I killed a flash drive in about 3 days just leaving the logging on.  The regular writes of the standard Ubuntu install I had on it sitting idle with only the regular system logging did that. Woke up on day 4 and it had kernel panicked, very unhappy that the only drive it had was no longer responding. Just wanted to see how long it would last.

Wow... that's pretty bad.  I learned my lesson with an Internet-accessible host (a router) running from a Compact Flash card.  It took two years to die though, even with a constant barrage of failed SSH login attempts going to the logs.

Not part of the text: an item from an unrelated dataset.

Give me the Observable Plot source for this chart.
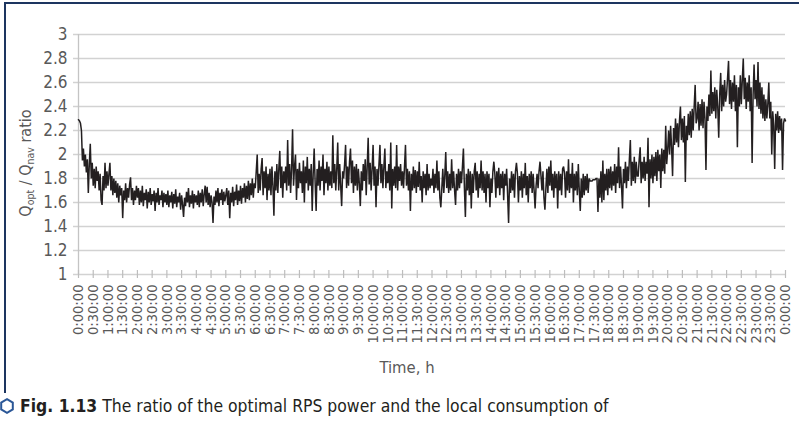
<!DOCTYPE html>
<html><head><meta charset="utf-8">
<script src="https://cdn.jsdelivr.net/npm/d3@7"></script>
<script src="https://cdn.jsdelivr.net/npm/@observablehq/plot@0.6"></script>
<style>
html,body{margin:0;padding:0;background:#fff;}
body{width:799px;height:423px;overflow:hidden;position:relative;font-family:"DejaVu Sans Condensed","DejaVu Sans",sans-serif;}
#frame{position:absolute;left:4px;top:2px;width:800px;height:389px;border-left:2.6px solid #1d3560;border-top:2.6px solid #1d3560;pointer-events:none;}
#chart{position:absolute;left:0;top:0;}
#caption{position:absolute;left:0;top:396px;font-size:17.4px;color:#231f20;white-space:nowrap;line-height:20px;}
#caption svg{vertical-align:-2px;margin-right:6px;}
</style>
</head><body>
<div id="chart"></div>
<div id="frame"></div>
<div id="caption"><svg width="14" height="16" viewBox="0 0 14 16"><polygon points="7,1.2 12.8,4.6 12.8,11.4 7,14.8 1.2,11.4 1.2,4.6" fill="none" stroke="#2b5797" stroke-width="2"/></svg><b>Fig. 1.13</b> The ratio of the optimal RPS power and the local consumption of</div>
<script>
// Q_opt / Q_nav ratio, one value every 2 minutes, grouped by hour of the day
const ratio00 = [2.29,2.28,2.26,2.20,1.95,2.05,1.90,2.00,1.85,1.96,1.68,1.92,2.09,1.80,1.93,1.74,1.88,1.72,1.90,1.78,1.86,1.70,1.84,1.62,1.58,1.82,1.70,1.93,1.72,1.86];
const ratio01 = [1.74,1.84,1.93,1.70,1.82,1.66,1.80,1.68,1.78,1.64,1.76,1.60,1.74,1.66,1.72,1.47,1.70,1.62,1.76,1.60,1.72,1.64,1.75,1.81,1.62,1.72,1.58,1.70,1.62,1.74];
const ratio02 = [1.64,1.72,1.58,1.70,1.60,1.74,1.57,1.68,1.62,1.71,1.55,1.69,1.60,1.72,1.58,1.67,1.61,1.70,1.53,1.68,1.60,1.72,1.58,1.66,1.62,1.70,1.56,1.68,1.60,1.67];
const ratio03 = [1.58,1.70,1.56,1.66,1.60,1.69,1.55,1.67,1.59,1.71,1.56,1.65,1.60,1.68,1.54,1.66,1.58,1.48,1.64,1.57,1.69,1.60,1.72,1.56,1.66,1.59,1.70,1.55,1.67,1.60];
const ratio04 = [1.66,1.58,1.70,1.56,1.68,1.60,1.71,1.57,1.67,1.74,1.60,1.73,1.58,1.68,1.56,1.66,1.60,1.43,1.65,1.58,1.70,1.60,1.72,1.57,1.68,1.62,1.71,1.58,1.69,1.61];
const ratio05 = [1.66,1.72,1.58,1.70,1.47,1.68,1.60,1.73,1.57,1.69,1.62,1.75,1.58,1.70,1.61,1.74,1.59,1.72,1.64,1.76,1.60,1.74,1.63,1.78,1.62,1.76,1.66,1.80,1.64,1.76];
const ratio06 = [1.72,1.86,2.00,1.68,1.84,1.70,1.88,1.97,1.66,1.86,1.72,1.90,1.62,1.84,1.70,1.88,1.66,1.90,1.74,1.49,1.86,1.70,1.92,1.68,1.88,2.03,1.72,1.90,1.64,1.86];
const ratio07 = [1.76,1.90,1.70,2.12,1.74,1.92,1.68,1.88,2.21,1.74,1.90,2.00,1.62,1.88,1.72,1.93,1.76,1.86,1.68,1.95,1.60,1.90,1.76,1.98,1.70,1.88,1.74,1.92,1.53,1.84];
const ratio08 = [2.05,1.76,1.53,1.88,1.74,1.95,1.70,1.90,1.78,2.00,1.66,1.88,1.76,1.94,1.70,1.90,1.74,1.86,1.72,2.16,1.76,1.92,1.70,1.88,2.10,1.70,1.92,1.74,1.57,1.86];
const ratio09 = [1.80,1.92,2.08,1.72,1.90,1.74,1.94,2.05,1.76,1.95,1.68,1.90,1.74,1.92,1.70,1.88,1.76,1.57,1.86,1.70,1.92,1.78,1.96,1.66,1.90,2.14,1.75,1.93,1.70,1.88];
const ratio10 = [2.08,1.74,1.90,1.56,1.88,1.74,1.92,2.08,1.76,1.92,1.72,1.90,2.05,1.72,1.86,1.76,1.92,1.70,2.10,1.55,1.88,1.74,1.90,1.72,2.08,1.70,1.90,1.78,1.92,1.74];
const ratio11 = [1.86,1.72,1.90,2.08,1.74,1.88,1.70,1.86,1.53,1.84,1.70,1.90,1.72,1.87,1.68,1.86,1.73,1.94,1.70,1.82,1.60,1.86,1.72,1.84,1.66,1.92,1.70,1.84,1.72,1.80];
const ratio12 = [1.74,1.88,1.68,1.84,1.72,1.95,1.70,1.86,1.64,1.56,1.72,1.88,1.68,1.82,2.02,1.72,1.86,1.68,1.84,1.70,1.96,1.72,1.86,1.70,1.58,1.84,1.70,1.88,1.72,1.86];
const ratio13 = [1.76,1.90,2.05,1.72,1.48,1.84,1.70,1.88,1.66,1.86,1.55,1.84,1.68,1.86,1.93,1.70,1.86,1.64,1.84,1.72,1.95,1.70,1.86,1.68,1.84,1.60,1.86,1.72,1.84,1.56];
const ratio14 = [1.80,1.68,1.86,1.94,1.84,1.64,1.86,1.72,1.89,1.66,1.84,1.72,1.86,1.62,1.84,1.74,1.88,1.66,1.43,1.80,1.68,1.86,1.70,1.84,1.64,1.86,1.93,1.84,1.60,1.82];
const ratio15 = [1.70,1.86,1.64,1.84,1.72,1.93,1.66,1.82,1.60,1.84,1.72,1.86,1.68,1.84,1.70,1.55,1.74,1.84,1.72,1.86,1.94,1.82,1.70,1.86,1.64,1.54,1.72,1.88,1.68,1.90];
const ratio16 = [1.74,1.95,1.70,1.84,1.64,1.86,1.72,1.84,1.55,1.86,1.70,1.84,1.66,1.88,1.90,1.84,1.64,1.86,1.70,1.96,1.68,1.84,1.72,1.93,1.60,1.84,1.70,1.86,1.66,1.92];
const ratio17 = [1.70,1.53,1.80,1.64,1.84,1.66,1.82,1.70,1.84,1.68,1.80,1.78,1.78,1.78,1.79,1.79,1.79,1.80,1.80,1.52,1.80,1.64,1.86,1.60,1.95,1.62,1.84,1.70,1.88,1.66];
const ratio18 = [1.88,1.72,1.90,1.70,1.86,1.74,1.92,1.68,1.90,1.76,2.06,1.72,1.90,1.74,1.55,1.88,1.76,1.94,1.72,1.90,1.78,1.96,2.12,1.74,1.94,1.78,1.98,1.76,1.94,1.82];
const ratio19 = [1.82,1.96,2.06,1.76,1.94,1.80,1.98,1.78,1.94,1.84,2.14,1.56,1.96,1.80,2.00,1.76,1.98,1.82,2.02,1.78,2.04,1.86,2.00,1.72,2.05,1.86,2.04,1.84,2.24,1.92];
const ratio20 = [2.04,2.20,2.00,2.24,2.06,1.82,2.22,2.08,2.30,2.10,2.26,2.06,2.28,2.40,2.12,2.30,2.10,2.32,1.77,2.24,2.12,2.34,2.16,2.36,2.14,2.38,2.20,2.40,2.58,2.26];
const ratio21 = [2.30,2.44,2.20,2.42,2.24,2.46,2.22,2.44,2.30,1.87,2.40,2.28,2.50,2.32,2.70,2.34,2.52,2.36,2.56,2.30,2.54,2.40,2.14,2.50,2.68,2.36,2.58,2.40,2.62,2.44];
const ratio22 = [2.50,2.64,2.78,2.42,2.62,2.38,2.60,2.44,2.66,2.36,2.58,2.06,2.56,2.40,2.66,2.42,2.62,2.80,2.46,2.64,2.38,2.60,2.44,2.66,2.36,2.56,1.93,2.50,2.75,2.46];
const ratio23 = [2.62,2.40,2.77,2.38,2.60,2.34,2.56,2.30,2.50,2.28,2.46,2.30,2.42,2.60,2.30,2.44,2.00,2.36,2.24,1.88,2.34,2.20,2.36,2.18,2.32,2.20,2.30,1.87,2.26,2.30];
const ratioEnd = 2.28; // 24:00 (0:00:00 next day)

const xTickMinutes = d3.range(0, 1441, 30);
const xTickLabels = ["0:00:00","0:30:00","1:00:00","1:30:00","2:00:00","2:30:00","3:00:00","3:30:00","4:00:00","4:30:00","5:00:00","5:30:00","6:00:00","6:30:00","7:00:00","7:30:00","8:00:00","8:30:00","9:00:00","9:30:00","10:00:00","10:30:00","11:00:00","11:30:00","12:00:00","12:30:00","13:00:00","13:30:00","14:00:00","14:30:00","15:00:00","15:30:00","16:00:00","16:30:00","17:00:00","17:30:00","18:00:00","18:30:00","19:00:00","19:30:00","20:00:00","20:30:00","21:00:00","21:30:00","22:00:00","22:30:00","23:00:00","23:30:00","0:00:00"];
const yTicks = [1, 1.2, 1.4, 1.6, 1.8, 2, 2.2, 2.4, 2.6, 2.8, 3];
const yTickLabels = ["1","1.2","1.4","1.6","1.8","2","2.2","2.4","2.6","2.8","3"];

const hours = [ratio00,ratio01,ratio02,ratio03,ratio04,ratio05,ratio06,ratio07,ratio08,ratio09,ratio10,ratio11,ratio12,ratio13,ratio14,ratio15,ratio16,ratio17,ratio18,ratio19,ratio20,ratio21,ratio22,ratio23];
const data = [];
hours.forEach((arr, h) => arr.forEach((v, i) => data.push({t: h * 60 + i * 2, v})));
data.push({t: 1440, v: ratioEnd});

const FONT = '"DejaVu Sans Condensed","DejaVu Sans",sans-serif';
const TXT = "#595959";

const chart = Plot.plot({
  width: 799, height: 392,
  marginLeft: 78, marginRight: 14, marginTop: 34, marginBottom: 118,
  style: {fontFamily: FONT, fontSize: "17px", color: TXT, background: "transparent", overflow: "visible"},
  x: {domain: [0, 1440], axis: null},
  y: {domain: [1, 3], axis: null},
  marks: [
    Plot.ruleY(yTicks, {y: d => d, stroke: "#d2d2d2", strokeWidth: 1.5, insetLeft: -5}),
    Plot.ruleX([0], {x: d => d, stroke: "#c4c4c4", strokeWidth: 1.3}),
    Plot.ruleX(xTickMinutes, {x: d => d, y1: 1, y2: 1, insetTop: -4, insetBottom: -4, stroke: "#bdbdbd", strokeWidth: 1.2}),
    Plot.axisY(yTicks, {tickSize: 0, tickPadding: 11, tickFormat: (d, i) => yTickLabels[i], fill: TXT, fontSize: 17, label: null}),
    Plot.axisX(xTickMinutes, {tickSize: 0, tickPadding: 10, tickRotate: -90, tickFormat: (d, i) => xTickLabels[i], fill: TXT, fontSize: 14.6, label: null}),
    Plot.line(data, {x: "t", y: "v", stroke: "#231f20", strokeWidth: 1.5, strokeLinejoin: "miter", strokeMiterlimit: 2}),
    Plot.text(["Time, h"], {frameAnchor: "bottom", dx: -25, dy: 98, text: d => d, fill: TXT, fontSize: 16.5})
  ]
});
document.getElementById("chart").appendChild(chart);

// y-axis title with subscripts
const svg = d3.select(chart);
const t = svg.append("text")
  .attr("transform", "translate(31,163) rotate(-90)")
  .attr("text-anchor", "middle")
  .attr("fill", TXT)
  .style("font-family", FONT)
  .style("font-size", "16px");
t.append("tspan").text("Q");
t.append("tspan").attr("font-size", "10.5px").attr("dy", 3).text("opt");
t.append("tspan").attr("dy", -3).text(" / Q");
t.append("tspan").attr("font-size", "10.5px").attr("dy", 3).text("nav");
t.append("tspan").attr("dy", -3).text(" ratio");
</script>
</body></html>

Compact flash does not have wear leveling, so it is relatively easy to kill when writing in the same place frequently. That's why I used old 64MB SLC CF when replacing old HDDs in some mid 90's devices. Personally have a 240GB OCZ vertex 3 SSD. It developed a one bad block about a 2 years ago, no further degradation occurred. OCZ toolbox still shows 100% life left. As of the OP's SSD, I would do a firmware update and a secure erase. SSD usually fail because of the firmware bugs, not flash IC failing. SSD are completely different from HHD and usually shouldn't start to develop a huge number of the bad blocks at some point unless you completely rewrite them a few thousands times. BTW what does reallocated sector count parameter show in the SMART?